The origins of a French caricature


"The French man in a beret, riding a bicycle and carrying onions was actually a fairly common sight all across Great Britain"
Margo Lestz

Most of us at some time have met images of a French man wearing a beret and striped shirt. They may be carrying strings of onions either draped around their necks or over a heavily-laden bicycle. Of course this is a mere stereotype of our Continental neighbours, but where there's smoke there's fire, and this image does have an origin in reality. In the 19th to mid-20th century, this was a thing. Men on bicycles dressed thus did ply their onion-selling trade around Great Britain.

But first of all, let's dismiss one aspect. They were not French. The first to make the journey to the UK were actually from Brittany, spoke a language closely related to Welsh, and probably considered themselves more as Breton than French. The British (bless 'em) faced with these odd-looking characters from The Continent with their strange language and peculiar attire, promptly labelled them as French, and the stereotype was born.

So why were they here?

It possibly began with one man, Henri Ollivier from Roscoff in Brittany. A farmer, he was growing a local variety of pink onion which would normally be sold at markets in Paris.
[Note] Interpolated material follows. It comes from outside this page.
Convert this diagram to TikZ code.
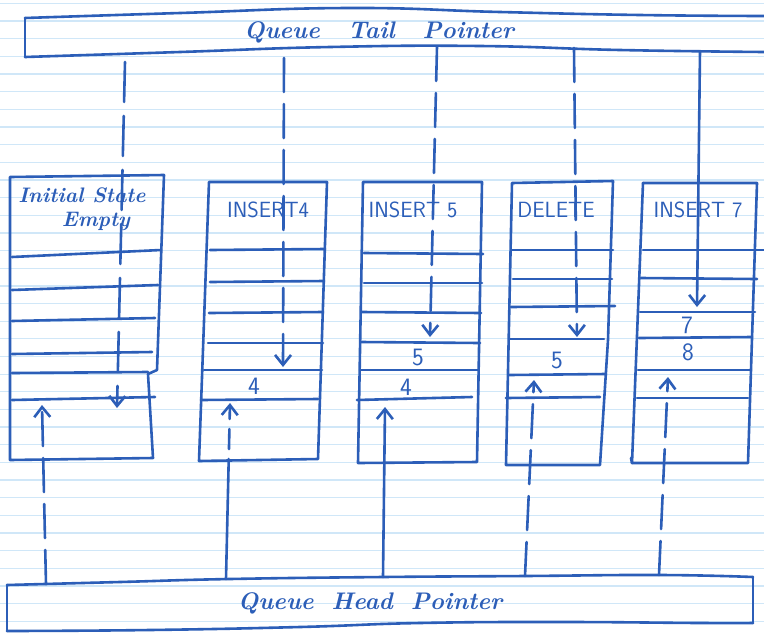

The road and rail connections to Paris from Britanny were not that good, and realising that the English town of Plymouth was closer, he set out to sell to les goddams. The journey by sea was only 120 miles (200km), far nearer and easier to get to than Paris. It must have been a success, because dozens, then hundreds of his countrymen made the trip. To begin with, they may have chosen areas where their language was better understood; this meant that many of them went to Wales to ply their trade.

Soon they were a familiar sight in English towns and countries, selling door to door and setting up routes with restaurants and hotels across the country. Their name probably came from the popularity of the French name Jean, and it was by this moniker that they became a feature of the British cultural and linguistic landscape.

My grandfather told a story of meeting an Onion Johnny, conversing with him in French and becoming enamored of his beret. To his dying day, whenever Grandpa went out, he would don a beret. It's uncanny to me that he would also cycle to his allotment, where he grew (you guessed it!) onions.

Of course, times change. Since the 1920s, onion sellers found that transport within France made it increasingly easier and cheaper to supply more local markets. Following the Second World War there were even fewer, and the last I read there remained only fifteen who regularly came to Britain to trade, down from 160 in 1973. What a shame. It gave the Brits something to chuckle at, Gauloise-smoking Frogs, laden with onions and possibly reeking of garlic.